Dr. Suzuki has received consistently high acclaim for his 30 years of award-winning work in broadcasting, explaining the complexities of science in a compelling, easily understood way. In this fascinating interview with
Dr. Caldicott, he talks about the relationship between human beings and planet earth, and urges policy makers and members of society to become more scientifically literate so we can make informed decisions and leave a safer and healthier environment to future generations.

Dr. David Suzuki

Dr. David Suzuki

Dr. Suzuki and Dr. Caldicott cover many topics, including the preposterous plans to build four nuclear reactors on an earthquake fault in Canada to extract tar-sand oil as a source of energy for California; the mental barriers which prevent leaders and the public from taking action on global warming (skeptics said Denmark could get only 2% of its energy from wind, but they are now up to 19.7% and on the road to 50%); deforestation and the urgent need to preserve all old-growth forests to reduce global warming; and the many exciting breakthroughs and new technologies that more forward-thinking countries like Germany are introducing to become sustainable. Science, Dr. Suzuki stresses, is the most powerful force affecting our future.

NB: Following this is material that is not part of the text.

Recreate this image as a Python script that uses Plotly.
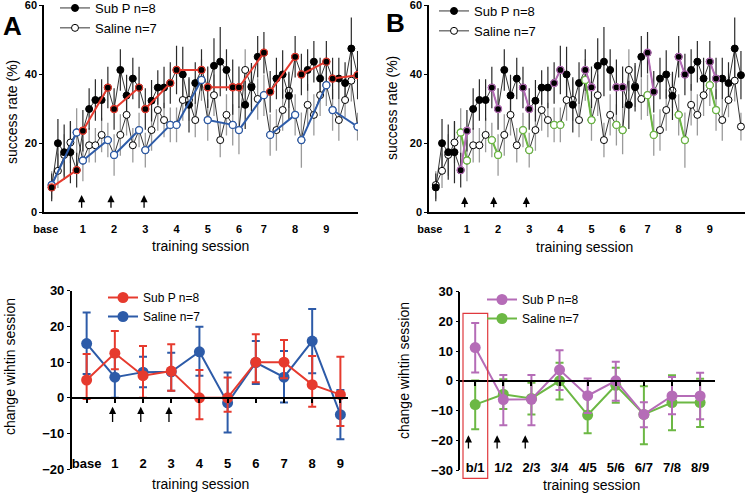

Dr. Suzuki relates how corporate think tanks began to proselytize the public to worship at the altar of consumption in the middle of the 20th Century, which has led to a notion that the world has infinite resources. To survive, humanity must use its unique gift of foresight and planning for the future for saving the planet, not more growth, development and consumption. He recommends listeners watch a speech on environmentalism given by his daughter, Severn Suzuki, in 1992, when she was 12.